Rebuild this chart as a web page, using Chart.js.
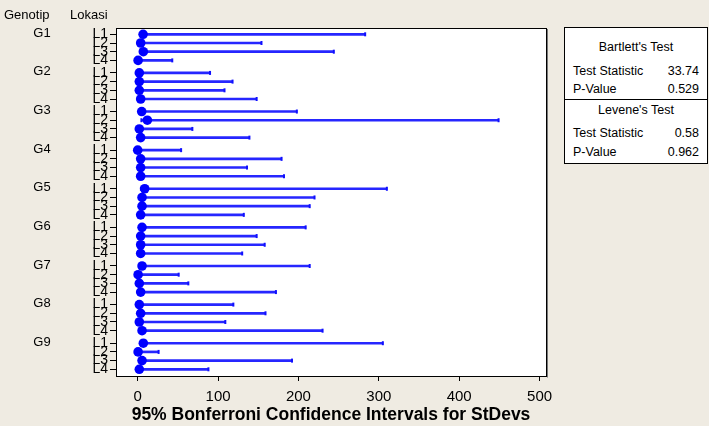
<!DOCTYPE html>
<html>
<head>
<meta charset="utf-8">
<script src="https://cdn.jsdelivr.net/npm/chart.js@4/dist/chart.umd.min.js"></script>
<style>
  html, body { margin: 0; padding: 0; background: #EFEBE2; }
  #wrap { position: relative; width: 709px; height: 426px; font-family: "Liberation Sans", Arial, sans-serif; color: #000; }
  #c { position: absolute; left: 0; top: 0; }
  .hdr { position: absolute; font-size: 13px; line-height: 13px; }
  #tbl { position: absolute; left: 564px; top: 27px; width: 144px; height: 137px; border: 1px solid #000; background: #fff; box-sizing: border-box; font-size: 12.5px; }
  #tbl .t { position: absolute; left: 0; width: 100%; text-align: center; line-height: 14px; }
  #tbl .l { position: absolute; left: 8px; line-height: 14px; }
  #tbl .v { position: absolute; right: 8px; line-height: 14px; text-align: right; }
  #tbl .div { position: absolute; left: 0; width: 100%; top: 71px; border-top: 1px solid #000; }
</style>
</head>
<body>
<div id="wrap">
  <canvas id="c" width="709" height="426"></canvas>
  <div class="hdr" style="left:4px; top:8px;">Genotip</div>
  <div class="hdr" style="left:70px; top:8px;">Lokasi</div>
  <div id="tbl">
    <div class="t" style="top:12px;">Bartlett's Test</div>
    <div class="l" style="top:36px;">Test Statistic</div><div class="v" style="top:36px;">33.74</div>
    <div class="l" style="top:54px;">P-Value</div><div class="v" style="top:54px;">0.529</div>
    <div class="div"></div>
    <div class="t" style="top:75px;">Levene's Test</div>
    <div class="l" style="top:98px;">Test Statistic</div><div class="v" style="top:98px;">0.58</div>
    <div class="l" style="top:117px;">P-Value</div><div class="v" style="top:117px;">0.962</div>
  </div>
</div>
<script>
// ---- data ----
const genotip = ['G1','G2','G3','G4','G5','G6','G7','G8','G9'];
const lokasi = ['L1','L2','L3','L4'];
// StDev point estimates (dots), row order G1L1..G1L4, G2L1..., G9L4
const stdev = [
  6.7, 3.7, 7.0, 0.5,
  2.0, 2.0, 2.0, 3.7,
  5.0, 12.0, 2.0, 3.7,
  0.0, 3.7, 3.7, 3.7,
  8.7, 5.4, 5.4, 3.7,
  5.4, 3.7, 3.7, 3.7,
  5.4, 0.5, 2.0, 3.7,
  2.0, 3.7, 2.0, 5.4,
  7.0, 0.5, 5.4, 2.0
];
// Upper 95% Bonferroni confidence bounds
const upper = [
  283, 154, 244, 43,
  90, 118, 108, 148,
  198, 449, 68, 139,
  54, 179, 136, 182,
  310, 220, 214, 132,
  209, 148, 158, 130,
  214, 51, 63, 172,
  119, 159, 109, 230,
  305, 26, 192, 88
];
// Lower 95% Bonferroni confidence bounds
const lower = [
  3.0, 1.5, 3.5, 0.2,
  1.0, 1.0, 1.0, 1.5,
  2.5, 4.6, 1.0, 1.6,
  0.0, 1.7, 1.7, 1.6,
  4.0, 2.5, 2.5, 1.7,
  2.5, 1.7, 1.7, 1.7,
  2.5, 0.2, 1.0, 1.7,
  1.0, 1.7, 1.0, 2.5,
  3.5, 0.2, 2.5, 1.0
];
const xTicks = [0, 100, 200, 300, 400, 500];

// ---- layout helpers (row positions on a linear axis) ----
const GROUP_STRIDE = 4.44;
const rowPos = [];
genotip.forEach((g, gi) => lokasi.forEach((l, li) => rowPos.push(gi * GROUP_STRIDE + li)));

const barData = rowPos.map((p, i) => ({ y: p, x: [lower[i], upper[i]] }));
const dotData = rowPos.map((p, i) => ({ x: stdev[i], y: p }));
const capData = rowPos.map((p, i) => ({ x: upper[i], y: p }))
  .concat(rowPos.map((p, i) => ({ x: lower[i], y: p })));

const FONT = '"Liberation Sans", Arial, sans-serif';

const framePlugin = {
  id: 'frame',
  beforeDraw(chart) {
    const { ctx, chartArea: a } = chart;
    ctx.save();
    ctx.fillStyle = '#ffffff';
    ctx.fillRect(a.left, a.top, a.right - a.left, a.bottom - a.top);
    ctx.restore();
  },
  afterDraw(chart) {
    const { ctx, chartArea: a } = chart;
    ctx.save();
    ctx.strokeStyle = '#000';
    ctx.lineWidth = 1;
    ctx.strokeRect(Math.round(a.left) + 0.5, Math.round(a.top) + 0.5,
                   Math.round(a.right - a.left), Math.round(a.bottom - a.top));
    ctx.strokeStyle = '#777';
    ctx.beginPath();
    ctx.moveTo(Math.round(a.right) + 1.5, Math.round(a.top) + 1);
    ctx.lineTo(Math.round(a.right) + 1.5, Math.round(a.bottom) + 1.5);
    ctx.stroke();
    // group labels
    const ys = chart.scales.y;
    ctx.fillStyle = '#000';
    ctx.font = '13px ' + FONT;
    ctx.textAlign = 'center';
    ctx.textBaseline = 'middle';
    genotip.forEach((g, gi) => {
      ctx.fillText(g, 42, ys.getPixelForValue(gi * GROUP_STRIDE) - 1);
    });
    ctx.restore();
  }
};

new Chart(document.getElementById('c'), {
  type: 'bar',
  data: {
    datasets: [
      {
        type: 'scatter',
        data: dotData,
        pointRadius: 4.8,
        pointHoverRadius: 4.8,
        backgroundColor: '#0000FF',
        borderColor: '#0000FF',
        borderWidth: 0,
        order: 0
      },
      {
        type: 'scatter',
        data: capData,
        pointStyle: 'line',
        rotation: 90,
        pointRadius: 2,
        borderColor: '#1010FF',
        borderWidth: 2,
        order: 1
      },
      {
        type: 'bar',
        indexAxis: 'y',
        data: barData,
        backgroundColor: '#2626FF',
        borderWidth: 0,
        barThickness: 2,
        borderSkipped: false,
        order: 2
      }
    ]
  },
  options: {
    responsive: false,
    animation: false,
    events: [],
    layout: { padding: { top: 28, right: 163, left: 0, bottom: 0 } },
    plugins: { legend: { display: false }, tooltip: { enabled: false } },
    scales: {
      x: {
        type: 'linear',
        offset: false,
        min: -27,
        max: 508,
        afterBuildTicks: (s) => { s.ticks = xTicks.map(v => ({ value: v })); },
        afterFit: (s) => { s.height = 50; },
        grid: { display: true, offset: false, drawOnChartArea: false, tickLength: 5, color: '#000' },
        border: { display: false },
        ticks: { color: '#000', font: { family: FONT, size: 15 }, padding: 7, autoSkip: false, maxRotation: 0 },
        title: {
          display: true,
          text: '95% Bonferroni Confidence Intervals for StDevs',
          color: '#000',
          font: { family: FONT, size: 17.5, weight: 'bold' },
          padding: { top: 0, bottom: 0 }
        }
      },
      y: {
        type: 'linear',
        offset: false,
        reverse: true,
        min: -0.725,
        max: 39.29,
        afterBuildTicks: (s) => { s.ticks = rowPos.map(v => ({ value: v })); },
        afterFit: (s) => { s.width = 116; },
        grid: { display: true, offset: false, drawOnChartArea: false, tickLength: 6, color: '#000' },
        border: { display: false },
        ticks: {
          color: '#000',
          font: { family: FONT, size: 14 },
          padding: 2,
          autoSkip: false,
          callback: (v, i) => lokasi[i % lokasi.length]
        }
      }
    }
  },
  plugins: [framePlugin]
});
</script>
</body>
</html>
__________
_Instructions for the task_
Copy the material above in full and exactly, skipping pictures.

_Exercise solution_
Rebuild this chart as a web page, using Chart.js.
<!DOCTYPE html>
<html>
<head>
<meta charset="utf-8">
<script src="https://cdn.jsdelivr.net/npm/chart.js@4/dist/chart.umd.min.js"></script>
<style>
  html, body { margin: 0; padding: 0; background: #EFEBE2; }
  #wrap { position: relative; width: 709px; height: 426px; font-family: "Liberation Sans", Arial, sans-serif; color: #000; }
  #c { position: absolute; left: 0; top: 0; }
  .hdr { position: absolute; font-size: 13px; line-height: 13px; }
  #tbl { position: absolute; left: 564px; top: 27px; width: 144px; height: 137px; border: 1px solid #000; background: #fff; box-sizing: border-box; font-size: 12.5px; }
  #tbl .t { position: absolute; left: 0; width: 100%; text-align: center; line-height: 14px; }
  #tbl .l { position: absolute; left: 8px; line-height: 14px; }
  #tbl .v { position: absolute; right: 8px; line-height: 14px; text-align: right; }
  #tbl .div { position: absolute; left: 0; width: 100%; top: 71px; border-top: 1px solid #000; }
</style>
</head>
<body>
<div id="wrap">
  <canvas id="c" width="709" height="426"></canvas>
  <div class="hdr" style="left:4px; top:8px;">Genotip</div>
  <div class="hdr" style="left:70px; top:8px;">Lokasi</div>
  <div id="tbl">
    <div class="t" style="top:12px;">Bartlett's Test</div>
    <div class="l" style="top:36px;">Test Statistic</div><div class="v" style="top:36px;">33.74</div>
    <div class="l" style="top:54px;">P-Value</div><div class="v" style="top:54px;">0.529</div>
    <div class="div"></div>
    <div class="t" style="top:75px;">Levene's Test</div>
    <div class="l" style="top:98px;">Test Statistic</div><div class="v" style="top:98px;">0.58</div>
    <div class="l" style="top:117px;">P-Value</div><div class="v" style="top:117px;">0.962</div>
  </div>
</div>
<script>
// ---- data ----
const genotip = ['G1','G2','G3','G4','G5','G6','G7','G8','G9'];
const lokasi = ['L1','L2','L3','L4'];
// StDev point estimates (dots), row order G1L1..G1L4, G2L1..., G9L4
const stdev = [
  6.7, 3.7, 7.0, 0.5,
  2.0, 2.0, 2.0, 3.7,
  5.0, 12.0, 2.0, 3.7,
  0.0, 3.7, 3.7, 3.7,
  8.7, 5.4, 5.4, 3.7,
  5.4, 3.7, 3.7, 3.7,
  5.4, 0.5, 2.0, 3.7,
  2.0, 3.7, 2.0, 5.4,
  7.0, 0.5, 5.4, 2.0
];
// Upper 95% Bonferroni confidence bounds
const upper = [
  283, 154, 244, 43,
  90, 118, 108, 148,
  198, 449, 68, 139,
  54, 179, 136, 182,
  310, 220, 214, 132,
  209, 148, 158, 130,
  214, 51, 63, 172,
  119, 159, 109, 230,
  305, 26, 192, 88
];
// Lower 95% Bonferroni confidence bounds
const lower = [
  3.0, 1.5, 3.5, 0.2,
  1.0, 1.0, 1.0, 1.5,
  2.5, 4.6, 1.0, 1.6,
  0.0, 1.7, 1.7, 1.6,
  4.0, 2.5, 2.5, 1.7,
  2.5, 1.7, 1.7, 1.7,
  2.5, 0.2, 1.0, 1.7,
  1.0, 1.7, 1.0, 2.5,
  3.5, 0.2, 2.5, 1.0
];
const xTicks = [0, 100, 200, 300, 400, 500];

// ---- layout helpers (row positions on a linear axis) ----
const GROUP_STRIDE = 4.44;
const rowPos = [];
genotip.forEach((g, gi) => lokasi.forEach((l, li) => rowPos.push(gi * GROUP_STRIDE + li)));

const barData = rowPos.map((p, i) => ({ y: p, x: [lower[i], upper[i]] }));
const dotData = rowPos.map((p, i) => ({ x: stdev[i], y: p }));
const capData = rowPos.map((p, i) => ({ x: upper[i], y: p }))
  .concat(rowPos.map((p, i) => ({ x: lower[i], y: p })));

const FONT = '"Liberation Sans", Arial, sans-serif';

const framePlugin = {
  id: 'frame',
  beforeDraw(chart) {
    const { ctx, chartArea: a } = chart;
    ctx.save();
    ctx.fillStyle = '#ffffff';
    ctx.fillRect(a.left, a.top, a.right - a.left, a.bottom - a.top);
    ctx.restore();
  },
  afterDraw(chart) {
    const { ctx, chartArea: a } = chart;
    ctx.save();
    ctx.strokeStyle = '#000';
    ctx.lineWidth = 1;
    ctx.strokeRect(Math.round(a.left) + 0.5, Math.round(a.top) + 0.5,
                   Math.round(a.right - a.left), Math.round(a.bottom - a.top));
    ctx.strokeStyle = '#777';
    ctx.beginPath();
    ctx.moveTo(Math.round(a.right) + 1.5, Math.round(a.top) + 1);
    ctx.lineTo(Math.round(a.right) + 1.5, Math.round(a.bottom) + 1.5);
    ctx.stroke();
    // group labels
    const ys = chart.scales.y;
    ctx.fillStyle = '#000';
    ctx.font = '13px ' + FONT;
    ctx.textAlign = 'center';
    ctx.textBaseline = 'middle';
    genotip.forEach((g, gi) => {
      ctx.fillText(g, 42, ys.getPixelForValue(gi * GROUP_STRIDE) - 1);
    });
    ctx.restore();
  }
};

new Chart(document.getElementById('c'), {
  type: 'bar',
  data: {
    datasets: [
      {
        type: 'scatter',
        data: dotData,
        pointRadius: 4.8,
        pointHoverRadius: 4.8,
        backgroundColor: '#0000FF',
        borderColor: '#0000FF',
        borderWidth: 0,
        order: 0
      },
      {
        type: 'scatter',
        data: capData,
        pointStyle: 'line',
        rotation: 90,
        pointRadius: 2,
        borderColor: '#1010FF',
        borderWidth: 2,
        order: 1
      },
      {
        type: 'bar',
        indexAxis: 'y',
        data: barData,
        backgroundColor: '#2626FF',
        borderWidth: 0,
        barThickness: 2,
        borderSkipped: false,
        order: 2
      }
    ]
  },
  options: {
    responsive: false,
    animation: false,
    events: [],
    layout: { padding: { top: 28, right: 163, left: 0, bottom: 0 } },
    plugins: { legend: { display: false }, tooltip: { enabled: false } },
    scales: {
      x: {
        type: 'linear',
        offset: false,
        min: -27,
        max: 508,
        afterBuildTicks: (s) => { s.ticks = xTicks.map(v => ({ value: v })); },
        afterFit: (s) => { s.height = 50; },
        grid: { display: true, offset: false, drawOnChartArea: false, tickLength: 5, color: '#000' },
        border: { display: false },
        ticks: { color: '#000', font: { family: FONT, size: 15 }, padding: 7, autoSkip: false, maxRotation: 0 },
        title: {
          display: true,
          text: '95% Bonferroni Confidence Intervals for StDevs',
          color: '#000',
          font: { family: FONT, size: 17.5, weight: 'bold' },
          padding: { top: 0, bottom: 0 }
        }
      },
      y: {
        type: 'linear',
        offset: false,
        reverse: true,
        min: -0.725,
        max: 39.29,
        afterBuildTicks: (s) => { s.ticks = rowPos.map(v => ({ value: v })); },
        afterFit: (s) => { s.width = 116; },
        grid: { display: true, offset: false, drawOnChartArea: false, tickLength: 6, color: '#000' },
        border: { display: false },
        ticks: {
          color: '#000',
          font: { family: FONT, size: 14 },
          padding: 2,
          autoSkip: false,
          callback: (v, i) => lokasi[i % lokasi.length]
        }
      }
    }
  },
  plugins: [framePlugin]
});
</script>
</body>
</html>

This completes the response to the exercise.